What needs to be done -> Review the material and extract every line in which the word "matplotlib" occurs.

Given data ->
- - - - -

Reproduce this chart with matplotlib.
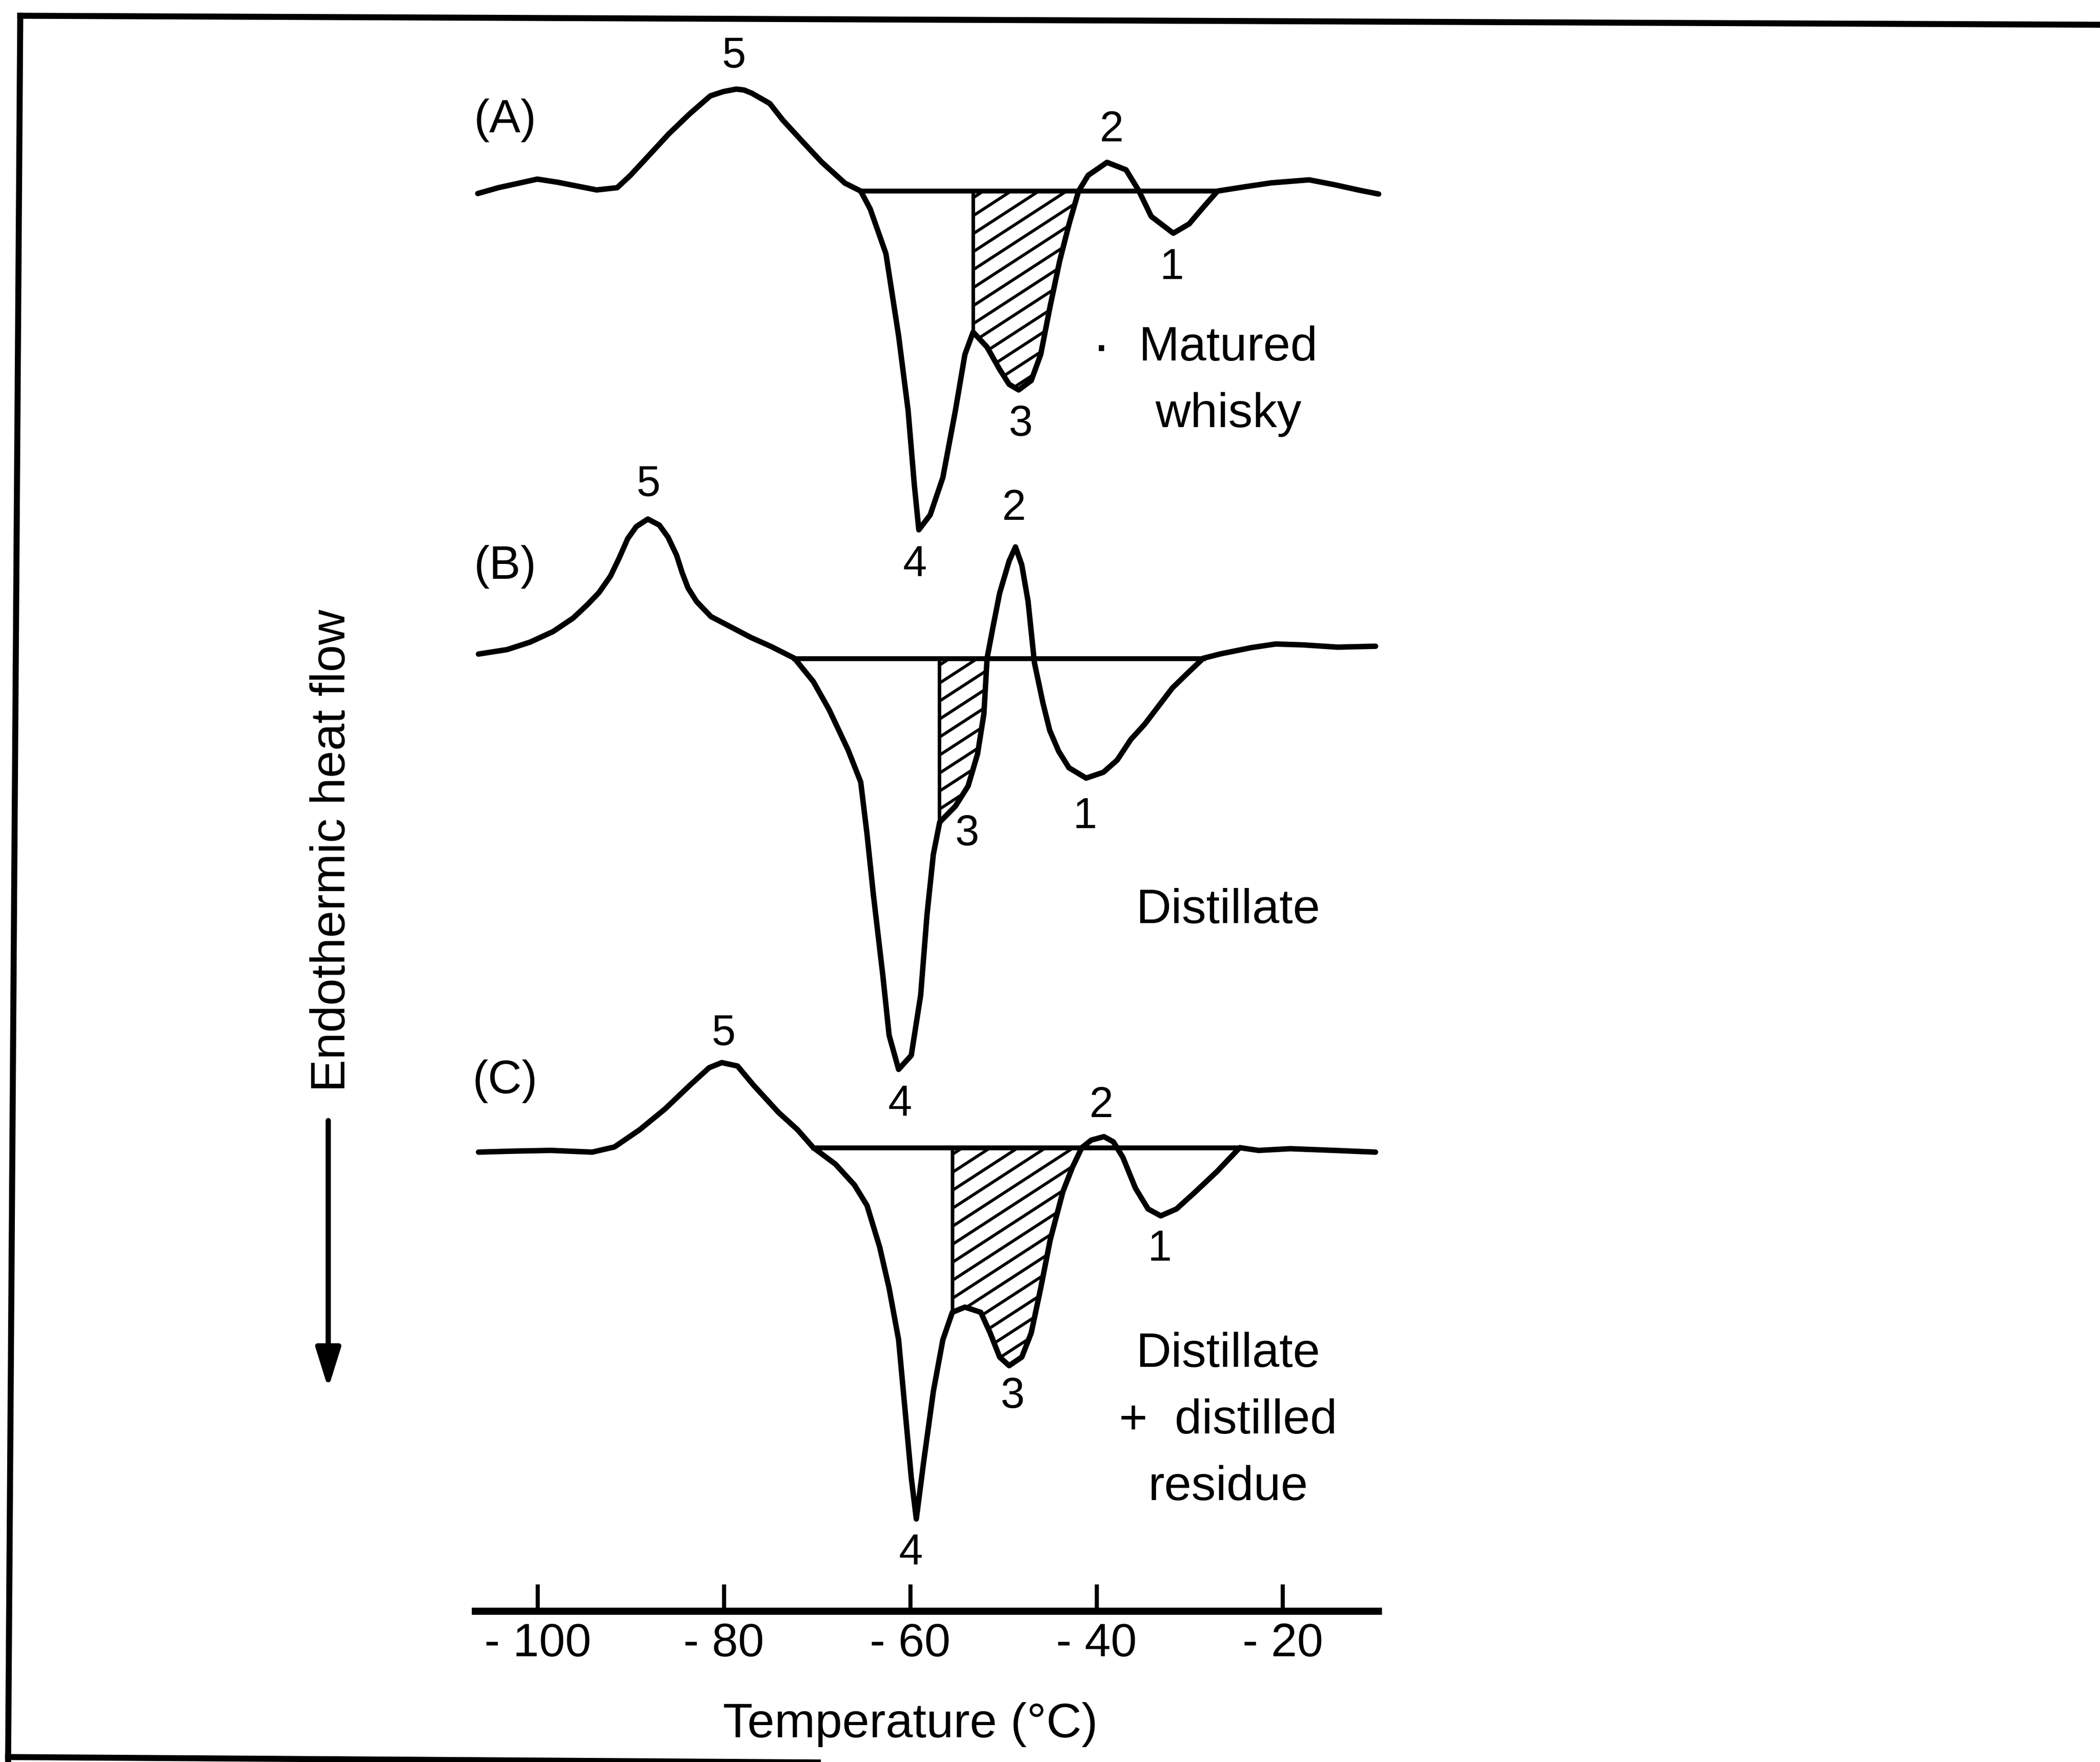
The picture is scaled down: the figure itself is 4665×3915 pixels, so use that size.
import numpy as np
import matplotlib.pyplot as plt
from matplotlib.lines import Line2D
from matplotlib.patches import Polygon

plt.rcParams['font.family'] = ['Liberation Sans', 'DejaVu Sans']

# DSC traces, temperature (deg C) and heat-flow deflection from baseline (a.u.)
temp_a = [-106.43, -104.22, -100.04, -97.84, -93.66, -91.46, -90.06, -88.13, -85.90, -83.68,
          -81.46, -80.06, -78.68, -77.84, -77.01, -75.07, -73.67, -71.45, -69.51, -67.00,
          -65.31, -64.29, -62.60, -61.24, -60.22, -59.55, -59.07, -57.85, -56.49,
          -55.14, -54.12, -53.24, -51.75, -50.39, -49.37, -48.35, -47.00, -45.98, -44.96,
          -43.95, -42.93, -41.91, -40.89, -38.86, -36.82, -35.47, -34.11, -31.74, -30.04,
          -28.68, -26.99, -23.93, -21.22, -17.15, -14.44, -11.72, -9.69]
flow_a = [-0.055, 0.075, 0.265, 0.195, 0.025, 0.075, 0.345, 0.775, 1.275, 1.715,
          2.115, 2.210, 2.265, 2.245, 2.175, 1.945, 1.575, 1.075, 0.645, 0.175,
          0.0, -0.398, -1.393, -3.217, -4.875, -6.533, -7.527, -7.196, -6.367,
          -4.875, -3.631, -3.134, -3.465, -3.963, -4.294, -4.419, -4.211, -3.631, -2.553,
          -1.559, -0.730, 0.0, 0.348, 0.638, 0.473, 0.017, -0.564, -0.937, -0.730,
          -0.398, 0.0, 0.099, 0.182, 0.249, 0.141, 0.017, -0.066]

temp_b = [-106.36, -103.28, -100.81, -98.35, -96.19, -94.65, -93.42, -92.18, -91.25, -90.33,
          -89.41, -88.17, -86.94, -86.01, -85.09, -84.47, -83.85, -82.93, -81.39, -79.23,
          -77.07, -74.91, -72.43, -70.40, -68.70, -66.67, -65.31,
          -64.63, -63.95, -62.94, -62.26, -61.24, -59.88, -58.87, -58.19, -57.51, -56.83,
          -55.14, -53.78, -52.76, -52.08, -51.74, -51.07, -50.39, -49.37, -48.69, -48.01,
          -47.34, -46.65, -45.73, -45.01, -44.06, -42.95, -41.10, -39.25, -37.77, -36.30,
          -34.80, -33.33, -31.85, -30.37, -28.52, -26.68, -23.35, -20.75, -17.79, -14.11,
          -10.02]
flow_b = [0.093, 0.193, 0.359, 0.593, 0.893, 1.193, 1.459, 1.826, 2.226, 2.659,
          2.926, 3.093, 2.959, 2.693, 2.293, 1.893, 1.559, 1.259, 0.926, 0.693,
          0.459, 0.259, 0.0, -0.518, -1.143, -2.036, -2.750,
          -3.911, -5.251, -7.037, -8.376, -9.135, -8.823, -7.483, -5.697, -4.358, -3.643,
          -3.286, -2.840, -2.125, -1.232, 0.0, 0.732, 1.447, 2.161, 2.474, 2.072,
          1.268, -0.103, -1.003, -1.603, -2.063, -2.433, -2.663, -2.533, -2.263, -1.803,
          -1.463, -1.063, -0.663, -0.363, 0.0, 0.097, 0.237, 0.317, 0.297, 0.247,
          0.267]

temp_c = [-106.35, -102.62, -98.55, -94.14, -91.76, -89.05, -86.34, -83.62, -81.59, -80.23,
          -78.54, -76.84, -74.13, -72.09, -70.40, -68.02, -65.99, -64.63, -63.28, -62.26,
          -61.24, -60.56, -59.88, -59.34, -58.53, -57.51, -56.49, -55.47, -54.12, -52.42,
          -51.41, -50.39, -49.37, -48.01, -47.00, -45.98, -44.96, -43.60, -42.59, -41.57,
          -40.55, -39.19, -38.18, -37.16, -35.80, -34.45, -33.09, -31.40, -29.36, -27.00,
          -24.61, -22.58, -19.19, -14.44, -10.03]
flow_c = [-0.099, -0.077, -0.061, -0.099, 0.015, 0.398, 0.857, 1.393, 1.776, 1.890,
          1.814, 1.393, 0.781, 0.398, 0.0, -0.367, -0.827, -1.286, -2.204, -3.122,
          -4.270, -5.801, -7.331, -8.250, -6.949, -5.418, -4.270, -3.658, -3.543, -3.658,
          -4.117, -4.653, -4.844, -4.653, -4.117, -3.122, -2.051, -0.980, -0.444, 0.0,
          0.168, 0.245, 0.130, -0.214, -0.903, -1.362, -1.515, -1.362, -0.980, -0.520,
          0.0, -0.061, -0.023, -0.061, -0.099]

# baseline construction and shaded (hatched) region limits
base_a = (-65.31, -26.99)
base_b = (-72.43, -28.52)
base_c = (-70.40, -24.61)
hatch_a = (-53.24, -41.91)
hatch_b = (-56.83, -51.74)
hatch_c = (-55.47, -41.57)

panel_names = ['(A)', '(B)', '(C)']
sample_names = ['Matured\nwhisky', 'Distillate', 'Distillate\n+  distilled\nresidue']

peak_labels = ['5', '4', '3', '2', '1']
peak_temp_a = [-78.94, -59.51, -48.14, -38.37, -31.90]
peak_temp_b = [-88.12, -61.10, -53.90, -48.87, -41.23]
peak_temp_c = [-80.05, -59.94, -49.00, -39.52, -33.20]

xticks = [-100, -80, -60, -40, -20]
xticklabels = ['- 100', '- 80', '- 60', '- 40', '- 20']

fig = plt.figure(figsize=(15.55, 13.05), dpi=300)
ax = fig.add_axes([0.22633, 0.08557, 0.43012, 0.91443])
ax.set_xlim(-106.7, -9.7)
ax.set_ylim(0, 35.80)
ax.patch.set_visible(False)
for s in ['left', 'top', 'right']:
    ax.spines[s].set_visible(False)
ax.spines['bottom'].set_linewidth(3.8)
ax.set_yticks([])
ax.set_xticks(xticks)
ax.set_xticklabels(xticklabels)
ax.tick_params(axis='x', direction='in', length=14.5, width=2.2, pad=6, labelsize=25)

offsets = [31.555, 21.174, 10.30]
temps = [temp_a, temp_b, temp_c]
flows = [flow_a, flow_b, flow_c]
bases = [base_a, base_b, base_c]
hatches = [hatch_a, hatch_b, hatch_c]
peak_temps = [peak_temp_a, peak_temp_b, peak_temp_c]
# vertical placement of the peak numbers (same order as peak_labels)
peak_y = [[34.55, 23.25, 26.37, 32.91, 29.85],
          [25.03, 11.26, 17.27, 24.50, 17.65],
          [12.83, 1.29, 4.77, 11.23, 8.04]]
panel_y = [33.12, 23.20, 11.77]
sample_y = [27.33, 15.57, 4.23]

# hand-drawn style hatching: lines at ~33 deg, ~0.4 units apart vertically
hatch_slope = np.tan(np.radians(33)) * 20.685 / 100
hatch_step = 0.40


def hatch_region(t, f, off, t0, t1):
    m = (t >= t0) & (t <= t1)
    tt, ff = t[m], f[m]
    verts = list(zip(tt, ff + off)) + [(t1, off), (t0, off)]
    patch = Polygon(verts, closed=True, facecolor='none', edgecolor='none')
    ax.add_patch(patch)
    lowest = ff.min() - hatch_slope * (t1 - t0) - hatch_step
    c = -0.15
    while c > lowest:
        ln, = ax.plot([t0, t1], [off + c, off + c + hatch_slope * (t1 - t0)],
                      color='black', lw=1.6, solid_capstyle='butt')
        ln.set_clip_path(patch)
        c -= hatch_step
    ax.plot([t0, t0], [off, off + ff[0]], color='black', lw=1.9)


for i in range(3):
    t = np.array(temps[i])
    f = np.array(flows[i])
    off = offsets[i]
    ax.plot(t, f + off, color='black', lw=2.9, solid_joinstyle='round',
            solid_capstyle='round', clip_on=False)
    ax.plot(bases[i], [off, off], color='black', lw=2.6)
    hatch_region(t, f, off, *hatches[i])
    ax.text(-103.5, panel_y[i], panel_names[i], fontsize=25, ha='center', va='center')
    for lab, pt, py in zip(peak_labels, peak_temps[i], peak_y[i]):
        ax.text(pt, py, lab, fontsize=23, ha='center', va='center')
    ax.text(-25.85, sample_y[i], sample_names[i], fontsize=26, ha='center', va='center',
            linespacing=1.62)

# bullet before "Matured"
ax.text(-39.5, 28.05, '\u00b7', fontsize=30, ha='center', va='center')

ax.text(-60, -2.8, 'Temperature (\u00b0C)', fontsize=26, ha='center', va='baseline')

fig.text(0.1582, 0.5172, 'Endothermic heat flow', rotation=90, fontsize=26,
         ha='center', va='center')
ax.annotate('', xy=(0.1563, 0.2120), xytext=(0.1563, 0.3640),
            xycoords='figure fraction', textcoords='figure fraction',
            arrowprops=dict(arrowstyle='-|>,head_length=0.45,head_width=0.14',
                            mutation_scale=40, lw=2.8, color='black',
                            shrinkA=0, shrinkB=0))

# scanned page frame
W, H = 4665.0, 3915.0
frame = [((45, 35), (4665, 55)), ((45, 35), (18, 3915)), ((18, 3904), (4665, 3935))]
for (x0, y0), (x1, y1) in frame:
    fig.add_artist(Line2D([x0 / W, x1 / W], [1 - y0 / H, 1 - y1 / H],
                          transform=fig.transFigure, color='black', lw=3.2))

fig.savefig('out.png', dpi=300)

- - - - -

Answer to this task ->
Reproduce this chart with matplotlib.
import matplotlib.pyplot as plt
from matplotlib.lines import Line2D
from matplotlib.patches import Polygon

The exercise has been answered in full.